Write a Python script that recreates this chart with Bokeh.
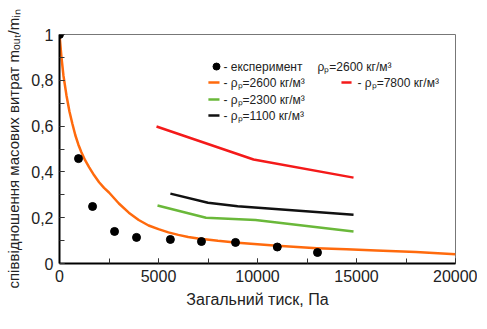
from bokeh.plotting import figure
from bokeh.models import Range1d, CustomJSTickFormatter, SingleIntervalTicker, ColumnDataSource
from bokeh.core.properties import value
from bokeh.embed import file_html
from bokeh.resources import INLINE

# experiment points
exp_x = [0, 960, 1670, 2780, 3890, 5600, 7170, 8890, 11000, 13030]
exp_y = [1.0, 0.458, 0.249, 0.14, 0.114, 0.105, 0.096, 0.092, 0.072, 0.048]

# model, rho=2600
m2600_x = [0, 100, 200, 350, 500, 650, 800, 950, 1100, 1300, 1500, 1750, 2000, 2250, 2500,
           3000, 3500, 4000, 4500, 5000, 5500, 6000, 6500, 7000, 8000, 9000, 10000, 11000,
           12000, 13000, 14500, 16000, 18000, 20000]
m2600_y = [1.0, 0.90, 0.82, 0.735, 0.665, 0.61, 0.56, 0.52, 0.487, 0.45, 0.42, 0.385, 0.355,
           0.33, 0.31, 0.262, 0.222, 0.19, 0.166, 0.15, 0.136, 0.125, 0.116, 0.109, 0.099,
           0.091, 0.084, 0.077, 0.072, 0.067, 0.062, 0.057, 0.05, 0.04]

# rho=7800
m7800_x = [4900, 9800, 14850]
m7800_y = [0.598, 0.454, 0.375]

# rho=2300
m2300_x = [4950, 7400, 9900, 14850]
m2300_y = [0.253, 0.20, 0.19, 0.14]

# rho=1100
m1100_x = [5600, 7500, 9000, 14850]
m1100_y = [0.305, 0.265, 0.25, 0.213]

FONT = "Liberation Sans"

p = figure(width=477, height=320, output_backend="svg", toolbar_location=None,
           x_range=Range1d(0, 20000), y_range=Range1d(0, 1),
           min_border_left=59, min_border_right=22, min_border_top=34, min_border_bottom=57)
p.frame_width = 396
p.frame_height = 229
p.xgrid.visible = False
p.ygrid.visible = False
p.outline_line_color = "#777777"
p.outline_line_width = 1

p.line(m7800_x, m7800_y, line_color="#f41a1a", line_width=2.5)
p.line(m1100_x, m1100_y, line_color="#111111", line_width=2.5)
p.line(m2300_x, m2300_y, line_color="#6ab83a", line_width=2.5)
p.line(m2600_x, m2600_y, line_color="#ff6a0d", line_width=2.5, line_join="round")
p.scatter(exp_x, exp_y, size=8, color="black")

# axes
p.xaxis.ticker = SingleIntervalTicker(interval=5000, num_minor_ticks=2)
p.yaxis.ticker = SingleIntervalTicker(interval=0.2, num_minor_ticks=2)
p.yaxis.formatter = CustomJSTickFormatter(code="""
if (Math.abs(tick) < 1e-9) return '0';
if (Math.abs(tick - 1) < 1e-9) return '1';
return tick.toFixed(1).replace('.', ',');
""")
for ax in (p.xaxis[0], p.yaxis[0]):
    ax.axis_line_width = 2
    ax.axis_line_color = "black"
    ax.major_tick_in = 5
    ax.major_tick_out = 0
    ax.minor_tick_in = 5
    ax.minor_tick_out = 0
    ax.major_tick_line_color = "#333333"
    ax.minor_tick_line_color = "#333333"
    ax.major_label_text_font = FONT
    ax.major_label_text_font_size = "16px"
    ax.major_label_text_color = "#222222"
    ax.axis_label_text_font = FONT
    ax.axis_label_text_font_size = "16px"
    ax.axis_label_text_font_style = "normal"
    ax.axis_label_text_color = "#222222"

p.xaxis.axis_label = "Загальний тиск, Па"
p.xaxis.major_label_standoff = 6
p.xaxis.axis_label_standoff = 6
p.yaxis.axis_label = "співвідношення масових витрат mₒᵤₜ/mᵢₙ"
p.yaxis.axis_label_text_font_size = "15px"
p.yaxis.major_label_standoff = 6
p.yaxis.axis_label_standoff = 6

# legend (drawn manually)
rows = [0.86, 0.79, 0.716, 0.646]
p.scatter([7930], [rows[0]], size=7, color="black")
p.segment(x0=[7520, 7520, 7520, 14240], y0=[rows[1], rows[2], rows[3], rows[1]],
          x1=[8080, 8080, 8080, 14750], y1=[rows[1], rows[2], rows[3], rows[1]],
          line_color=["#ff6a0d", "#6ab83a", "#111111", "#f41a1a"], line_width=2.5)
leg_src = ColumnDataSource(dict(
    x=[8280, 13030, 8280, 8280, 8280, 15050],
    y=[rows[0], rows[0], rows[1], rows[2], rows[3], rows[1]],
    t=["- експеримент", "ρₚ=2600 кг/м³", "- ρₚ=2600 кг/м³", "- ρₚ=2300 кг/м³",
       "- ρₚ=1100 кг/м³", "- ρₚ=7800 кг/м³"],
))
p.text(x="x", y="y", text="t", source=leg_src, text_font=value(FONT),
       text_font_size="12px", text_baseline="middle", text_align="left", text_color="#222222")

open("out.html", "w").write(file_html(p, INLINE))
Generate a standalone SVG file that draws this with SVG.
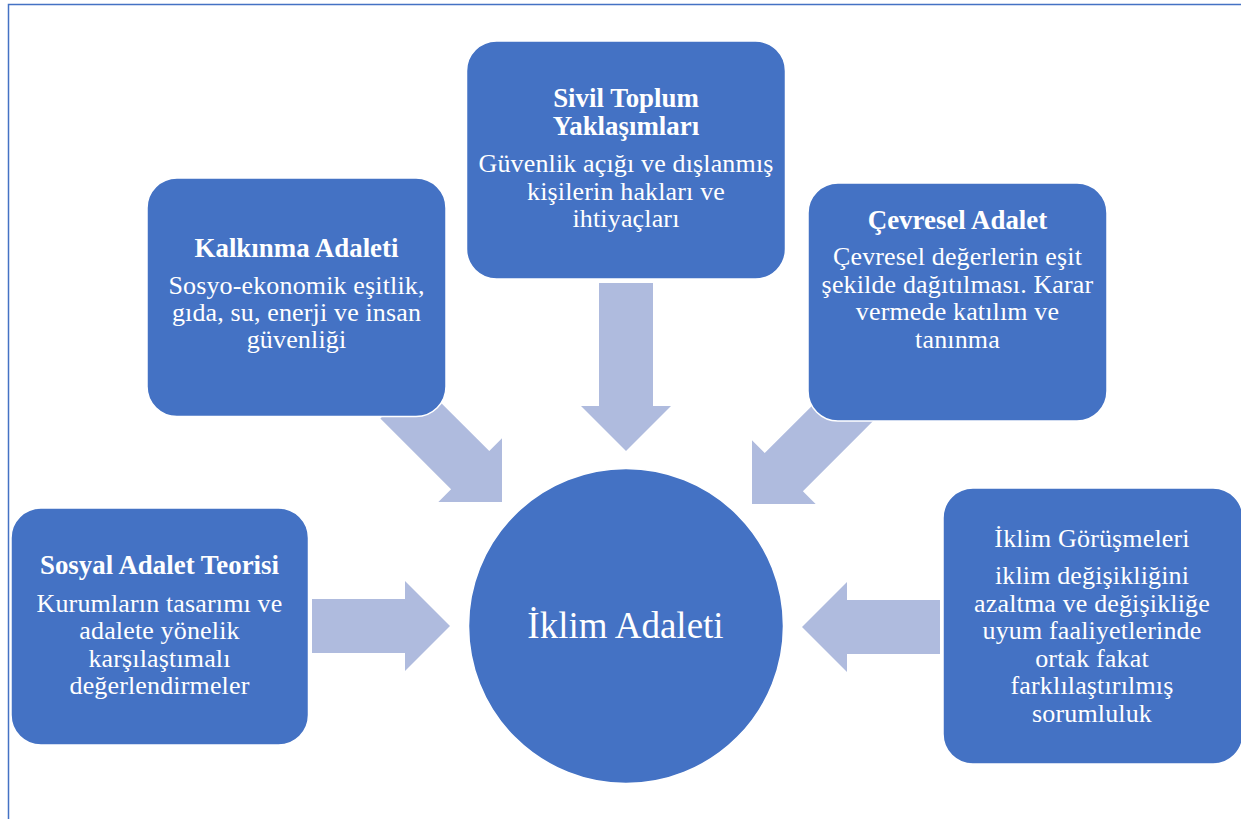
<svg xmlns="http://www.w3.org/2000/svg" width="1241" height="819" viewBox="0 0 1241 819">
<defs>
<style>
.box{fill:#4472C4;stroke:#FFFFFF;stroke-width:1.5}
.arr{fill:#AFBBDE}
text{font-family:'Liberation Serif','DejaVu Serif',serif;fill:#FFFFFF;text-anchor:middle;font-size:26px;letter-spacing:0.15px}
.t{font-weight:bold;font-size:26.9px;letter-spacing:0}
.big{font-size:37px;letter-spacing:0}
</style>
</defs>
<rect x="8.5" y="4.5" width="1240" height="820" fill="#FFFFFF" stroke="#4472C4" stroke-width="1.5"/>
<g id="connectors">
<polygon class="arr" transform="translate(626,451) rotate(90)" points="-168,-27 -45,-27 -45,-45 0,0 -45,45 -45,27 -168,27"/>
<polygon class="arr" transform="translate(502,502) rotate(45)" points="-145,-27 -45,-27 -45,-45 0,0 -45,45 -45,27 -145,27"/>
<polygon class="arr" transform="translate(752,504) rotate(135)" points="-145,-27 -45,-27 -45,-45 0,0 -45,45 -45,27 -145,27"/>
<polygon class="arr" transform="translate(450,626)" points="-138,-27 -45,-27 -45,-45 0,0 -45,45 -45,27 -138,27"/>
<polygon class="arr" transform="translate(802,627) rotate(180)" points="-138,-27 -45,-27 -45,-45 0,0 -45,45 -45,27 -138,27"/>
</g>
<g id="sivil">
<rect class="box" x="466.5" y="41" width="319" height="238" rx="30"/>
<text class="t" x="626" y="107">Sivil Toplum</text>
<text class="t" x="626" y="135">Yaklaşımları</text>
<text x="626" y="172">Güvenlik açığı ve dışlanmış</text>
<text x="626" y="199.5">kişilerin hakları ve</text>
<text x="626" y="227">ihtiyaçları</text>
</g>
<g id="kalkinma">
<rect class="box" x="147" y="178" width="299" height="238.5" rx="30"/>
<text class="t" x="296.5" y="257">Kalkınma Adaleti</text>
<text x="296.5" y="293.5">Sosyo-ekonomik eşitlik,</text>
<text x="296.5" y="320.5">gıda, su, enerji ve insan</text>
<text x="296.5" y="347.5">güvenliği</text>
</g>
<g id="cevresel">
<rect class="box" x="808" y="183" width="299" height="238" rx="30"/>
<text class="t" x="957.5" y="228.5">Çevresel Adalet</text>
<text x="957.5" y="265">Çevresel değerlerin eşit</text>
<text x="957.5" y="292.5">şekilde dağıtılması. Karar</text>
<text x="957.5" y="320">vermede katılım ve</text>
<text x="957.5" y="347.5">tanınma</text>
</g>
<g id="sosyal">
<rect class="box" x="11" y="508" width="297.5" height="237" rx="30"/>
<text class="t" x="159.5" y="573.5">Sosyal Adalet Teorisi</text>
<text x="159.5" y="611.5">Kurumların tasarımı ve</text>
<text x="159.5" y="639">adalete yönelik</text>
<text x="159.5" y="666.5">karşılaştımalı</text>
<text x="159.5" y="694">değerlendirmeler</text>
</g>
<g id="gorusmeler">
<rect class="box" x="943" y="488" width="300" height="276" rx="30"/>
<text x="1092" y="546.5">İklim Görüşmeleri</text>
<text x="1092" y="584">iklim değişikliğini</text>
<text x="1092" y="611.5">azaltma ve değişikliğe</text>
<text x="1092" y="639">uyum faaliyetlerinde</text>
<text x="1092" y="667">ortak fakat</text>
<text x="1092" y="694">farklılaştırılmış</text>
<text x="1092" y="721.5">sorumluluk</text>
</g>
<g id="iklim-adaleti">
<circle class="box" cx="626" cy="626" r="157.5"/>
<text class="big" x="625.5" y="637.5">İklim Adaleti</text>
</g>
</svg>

☆ ☆ ☆ ☆ ☆

## What needs to be done
Skip every picture and return the lines above from the top through the one that contains "0.092, 0.072, 0.048]".

## Solution to this task
Write a Python script that recreates this chart with Bokeh.
from bokeh.plotting import figure
from bokeh.models import Range1d, CustomJSTickFormatter, SingleIntervalTicker, ColumnDataSource
from bokeh.core.properties import value
from bokeh.embed import file_html
from bokeh.resources import INLINE

# experiment points
exp_x = [0, 960, 1670, 2780, 3890, 5600, 7170, 8890, 11000, 13030]
exp_y = [1.0, 0.458, 0.249, 0.14, 0.114, 0.105, 0.096, 0.092, 0.072, 0.048]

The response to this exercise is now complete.